Walking, I had the strangest feeling. It was that the house and everything in it had died. I didn’t know why I felt the way I did; it must’ve been a couple things that set it off. There was the quiet without the TV, and the quiet without the radio, the quiet of the night, and the quiet of nobody talking. There was also the great beating heart of the air conditioner, which was still, and the silence of the refrigerator, which wasn’t working right no more. What I noticed most was the lamp on the frontporch. I didn’t know if it had blown a fuse or was just short a lightbulb, but it didn’t cast nothing but darkness. It made me feel sort of blue looking at it through the window near the pantry, on account of that was the light that kept the night off me when I was little, that was the light that had warded
off burglars and welcomed-in company and thrown checkerboards of light across my chest and shoulders and face and arms when I slept in the bedroom that bordered it. But now the lamp was gone and had that look of being unlit forever. The front of our house faced the street blind.

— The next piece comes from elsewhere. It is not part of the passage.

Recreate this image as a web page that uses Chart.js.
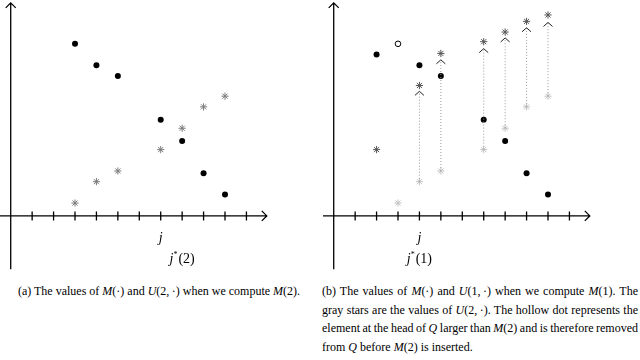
<!DOCTYPE html>
<html>
<head>
<meta charset="utf-8">
<script src="https://cdn.jsdelivr.net/npm/chart.js@4/dist/chart.umd.min.js"></script>
<style>
  body { margin: 0; background: #fff; width: 640px; height: 360px; overflow: hidden; position: relative; }
  .panel { position: absolute; top: 0; }
  .cap { position: absolute; font-family: "Liberation Serif", serif; font-size: 12px; line-height: 18.7px; color: #000; }
  .cap div { white-space: nowrap; }
  .cap .j { text-align: justify; text-align-last: justify; word-spacing: -1px; }
  #capA { left: 0; width: 318px; top: 282px; text-align: center; }
  #capB { left: 322px; width: 316px; top: 282px; text-align: left; }
</style>
</head>
<body>
<div class="panel" style="left:0"><canvas id="chartA" width="300" height="280"></canvas></div>
<div class="panel" style="left:323px"><canvas id="chartB" width="300" height="280"></canvas></div>
<div class="cap" id="capA">(a) The values of <i>M</i>(&middot;) and <i>U</i>(2,&thinsp;&middot;) when we compute <i>M</i>(2).</div>
<div class="cap" id="capB">
  <div class="j">(b) The values of <i>M</i>(&middot;) and <i>U</i>(1,&thinsp;&middot;) when we compute <i>M</i>(1). The</div>
  <div class="j">gray stars are the values of <i>U</i>(2,&thinsp;&middot;). The hollow dot represents the</div>
  <div class="j">element at the head of <i>Q</i> larger than <i>M</i>(2) and is therefore removed</div>
  <div>from <i>Q</i> before <i>M</i>(2) is inserted.</div>
</div>
<script>
/*********************************************************************/
/******************************  Data  *******************************/
/*********************************************************************/
var tickJ = [1, 2, 3, 4, 5, 6, 7, 8, 9, 10, 11];

// panel (a)
var mJA = [3, 4, 5, 7, 8, 9, 10];
var mValA = [16.1, 14.1, 13.1, 9.0, 7.0, 4.0, 2.0];
var uJA = [3, 4, 5, 7, 8, 9, 10];
var uValA = [1.2, 3.2, 4.2, 6.2, 8.2, 10.2, 11.2];
var labelsA = [{ at: 7, row: 0, text: 'j' }, { at: 8, row: 1, text: '(2)' }];

// panel (b)
var mJB = [2, 4, 5, 7, 8, 9, 10];
var mValB = [15.1, 14.1, 13.1, 9.0, 7.0, 4.0, 2.0];
var hollowJB = [3];
var hollowValB = [16.1];
var u1JB = [2, 4, 5, 7, 8, 9, 10];
var u1ValB = [6.2, 12.2, 15.2, 16.3, 17.2, 18.2, 18.8];
var u2JB = [3, 4, 5, 7, 8, 9, 10];
var u2ValB = [1.2, 3.2, 4.2, 6.2, 8.2, 10.2, 11.2];
var arrowJB = [4, 5, 7, 8, 9, 10];
var arrowFromB = [3.2, 4.2, 6.2, 8.2, 10.2, 11.2];
var arrowToB = [11.65, 14.6, 15.65, 16.65, 17.6, 18.1];
var labelsB = [{ at: 4, row: 0, text: 'j' }, { at: 4, row: 1, text: '(1)' }];

var axisX = [-0.5, 11.95];
var axisY = [-5.0, 19.93];

function pts(xs, ys) {
    return xs.map(function (x, i) { return { x: x, y: ys[i] }; });
}

/*************************  Axes plugin  *****************************/
var axesPlugin = {
    id: 'axes',
    beforeDatasetsDraw: function (chart) {
        var ctx = chart.ctx, sx = chart.scales.x, sy = chart.scales.y;
        var x0 = sx.getPixelForValue(0), y0 = sy.getPixelForValue(0);
        var xl = sx.getPixelForValue(axisX[0]), xr = sx.getPixelForValue(axisX[1]);
        var yb = sy.getPixelForValue(axisY[0]), yt = sy.getPixelForValue(axisY[1]);
        ctx.save();
        ctx.strokeStyle = '#000';
        ctx.lineWidth = 1.3;
        ctx.beginPath();
        ctx.moveTo(xl, y0); ctx.lineTo(xr, y0);
        ctx.moveTo(x0, yb); ctx.lineTo(x0, yt);
        // arrowheads
        ctx.moveTo(xr - 5, y0 - 5); ctx.lineTo(xr, y0); ctx.lineTo(xr - 5, y0 + 5);
        ctx.moveTo(x0 - 5, yt + 5); ctx.lineTo(x0, yt); ctx.lineTo(x0 + 5, yt + 5);
        tickJ.forEach(function (j) {
            var px = sx.getPixelForValue(j);
            ctx.moveTo(px, y0 - 4.5); ctx.lineTo(px, y0 + 4.5);
        });
        ctx.stroke();

        // axis labels
        var labels = chart.options.plugins.axes.labels;
        ctx.fillStyle = '#000';
        ctx.textBaseline = 'middle';
        labels.forEach(function (l) {
            var px = sx.getPixelForValue(l.at);
            var py = y0 + 22 + l.row * 21;
            if (l.row === 0) {
                ctx.font = 'italic 14px "Liberation Serif"';
                ctx.textAlign = 'center';
                ctx.fillText(l.text, px, py);
            } else {
                ctx.font = 'italic 14px "Liberation Serif"';
                var wj = ctx.measureText('j').width;
                ctx.font = '8px "Liberation Serif"';
                var ws = ctx.measureText('*').width;
                ctx.font = '14px "Liberation Serif"';
                var wp = ctx.measureText(l.text).width;
                var start = px - (wj + ws + 1 + wp) / 2;
                ctx.textAlign = 'left';
                ctx.font = 'italic 14px "Liberation Serif"';
                ctx.fillText('j', start, py);
                ctx.font = '8px "Liberation Serif"';
                ctx.fillText('*', start + wj, py - 4);
                ctx.font = '14px "Liberation Serif"';
                ctx.fillText(l.text, start + wj + ws + 1, py);
            }
        });
        ctx.restore();
    },
    afterDatasetsDraw: function (chart) {
        var ctx = chart.ctx;
        ctx.save();
        ctx.strokeStyle = '#222';
        ctx.lineWidth = 1;
        chart.data.datasets.forEach(function (ds, i) {
            if (!ds.isArrow) return;
            var p = chart.getDatasetMeta(i).data[1];
            ctx.beginPath();
            ctx.moveTo(p.x - 4.5, p.y + 4);
            ctx.lineTo(p.x, p.y);
            ctx.lineTo(p.x + 4.5, p.y + 4);
            ctx.stroke();
        });
        ctx.restore();
    }
};

function baseOptions(labels) {
    return {
        responsive: false,
        animation: false,
        events: [],
        layout: { padding: 0, autoPadding: false },
        scales: {
            x: { type: 'linear', min: -0.5, max: 13.5, display: false },
            y: { type: 'linear', min: -6, max: 20.2, display: false }
        },
        plugins: {
            legend: { display: false },
            tooltip: { enabled: false },
            axes: { labels: labels }
        }
    };
}

function dots(data, color) {
    return { data: data, pointStyle: 'circle', pointRadius: 3, backgroundColor: color, borderWidth: 0 };
}
function stars(data, color) {
    return { data: data, pointStyle: 'star', pointRadius: 3.6, borderColor: color, backgroundColor: color, borderWidth: 1 };
}

/****************************  Panel (a)  ****************************/
new Chart(document.getElementById('chartA'), {
    type: 'scatter',
    data: {
        datasets: [
            dots(pts(mJA, mValA), '#000'),
            stars(pts(uJA, uValA), '#7a7a7a')
        ]
    },
    options: baseOptions(labelsA),
    plugins: [axesPlugin]
});

/****************************  Panel (b)  ****************************/
var arrowSets = arrowJB.map(function (j, i) {
    return {
        isArrow: true,
        data: [{ x: j, y: arrowFromB[i] }, { x: j, y: arrowToB[i] }],
        showLine: true,
        borderColor: '#999',
        borderWidth: 1,
        borderDash: [1, 2],
        pointRadius: 0
    };
});

new Chart(document.getElementById('chartB'), {
    type: 'scatter',
    data: {
        datasets: arrowSets.concat([
            stars(pts(u2JB, u2ValB), '#c4c4c4'),
            dots(pts(mJB, mValB), '#000'),
            { data: pts(hollowJB, hollowValB), pointStyle: 'circle', pointRadius: 2.8, backgroundColor: '#fff', borderColor: '#000', borderWidth: 1 },
            stars(pts(u1JB, u1ValB), '#555')
        ])
    },
    options: baseOptions(labelsB),
    plugins: [axesPlugin]
});
</script>
</body>
</html>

I was convinced the house had died when I heard the noise coming from the unopened doors of the hallway pantry. It was a sound like bones rubbing slowly together, and as I opened the pantry doors I imagined I might see two skeleton joints coming together to spark a furnace. But what I saw was worse.

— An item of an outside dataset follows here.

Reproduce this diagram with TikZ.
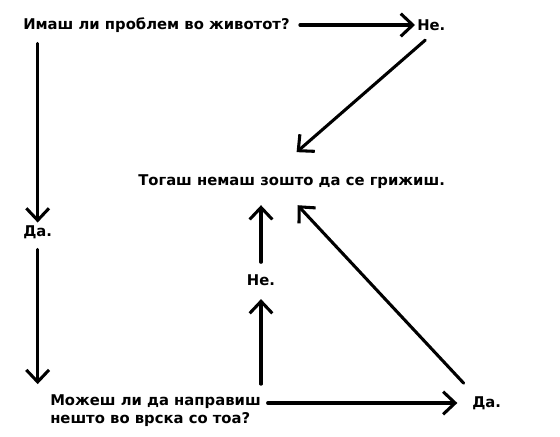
\documentclass[tikz,border=0pt]{standalone}
\usepackage{fontspec}
\setmainfont{DejaVu Sans}
\usetikzlibrary{arrows.meta,positioning}

\begin{document}
\begin{tikzpicture}[x=0.75pt,y=-0.75pt,
	txt/.style={font=\fontsize{11.1}{13.5}\selectfont\bfseries, inner sep=0pt, align=left},
	arrow/.style={-{Straight Barb[length=9pt,width=17pt]}, line width=2.3pt, line cap=round}
	]
	\useasboundingbox (0,0) rectangle (560,436);
	\node[txt, anchor=west] (q1) at (23,25) {Имаш ли проблем во животот?};
	\node[txt, anchor=west] (ne1) at (417,25) {Не.};
	\node[txt, anchor=west] (res) at (138,182) {Тогаш немаш зошто да се грижиш.};
	\node[txt, anchor=west] (da1) at (23,232) {Да.};
	\node[txt, anchor=west] (q2) at (50,411) {Можеш ли да направиш\\нешто во врска со тоа?};
	\node[txt, anchor=west] (da2) at (472,403) {Да.};
	\node[txt] (ne2) at (261,280) {Не.};
	% first question
	\draw[arrow, shorten <=7.5pt, shorten >=1.5pt] (q1) -- (ne1);
	\draw[arrow] ([xshift=-4.5pt,yshift=-7pt]ne1.south) -- ([xshift=3.75pt,yshift=17pt]res.north);
	\draw[arrow, shorten <=8pt, shorten >=2pt] (q1.south -| da1) -- (da1.north);
	\draw[arrow, shorten <=8pt, shorten >=8pt] (da1.south) -- (da1.south |- q2.north);
	% second question
	\draw[arrow, shorten <=5pt, shorten >=11pt] (q2.east |- da2) -- (da2.west);
	\draw[arrow, shorten <=8pt, shorten >=10pt] (q2.north -| ne2) -- (ne2.south);
	\draw[arrow, shorten <=9pt, shorten >=12pt] (ne2.north) -- (ne2 |- res.south);
	\draw[arrow] ([xshift=-17.25pt,yshift=9.75pt]da2.north) -- ([xshift=4.5pt,yshift=-12pt]res.south);
\end{tikzpicture}
\end{document}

There, pouring out of cereal boxes and skittering across non perishables, were more roaches than I’d ever seen gathered in one place in my entire life. They were quick and fat and covered with what looked like powdered sugar, and with their crooked legs and dark eyes they resembled pieces of moving chocolate. Usually, whenever I’d come across a couple roaches nosing through the cupboards, they’d run like hell to get away from me, but not these fellers. They swarmed in and out of bags of corn starch, stood double-decked on top of one another sniffing at unopened jelly-jar lids, and burrowed their way as deep as they could through paper sacks of packaged sugar. It was like they were organized, and I stood there watching. The noise they made was crisp and brittle, like a cat working its teeth around a yardbird, and I supposed the noise came from the way the bugs were packed in so tight together. Now and then a pair of roaches would light from the shelf and settle on my arm, and though at first only a few were brave enough to leave the sugar shelf, when they realized I was friendly the rest came to call. Some found their way up my shirt, others gamboled about in the forest of my hair, and a few dozen came to form a pointy crown around my forehead. After a while I grew sort of heady with the unbelief of it all. I tried to brush the roaches off with my hand, but it wouldn’t do no good. It was like the critters were made out of air, and my hand brushed right through them. I decided I couldn’t beat them, that there were just too many, and I fell to the floor with my arms at my sides while the roaches covered me over like a pile of dirty laundry. I imagined that when I rose up I might be nothing but a stack of bones, all picked clean by the bugs on top of me, but when I finally stood myself back up I saw that the roaches had gone. I even checked the pantry and they weren’t there either. What’s more, the bags of corn starch and canned goods and packages of sugar looked like they’d never been touched. That was when I realized I had imagined it all, and I reached for my daddy’s fishing knife on the topmost shelf, because I didn’t know what I might imagine next.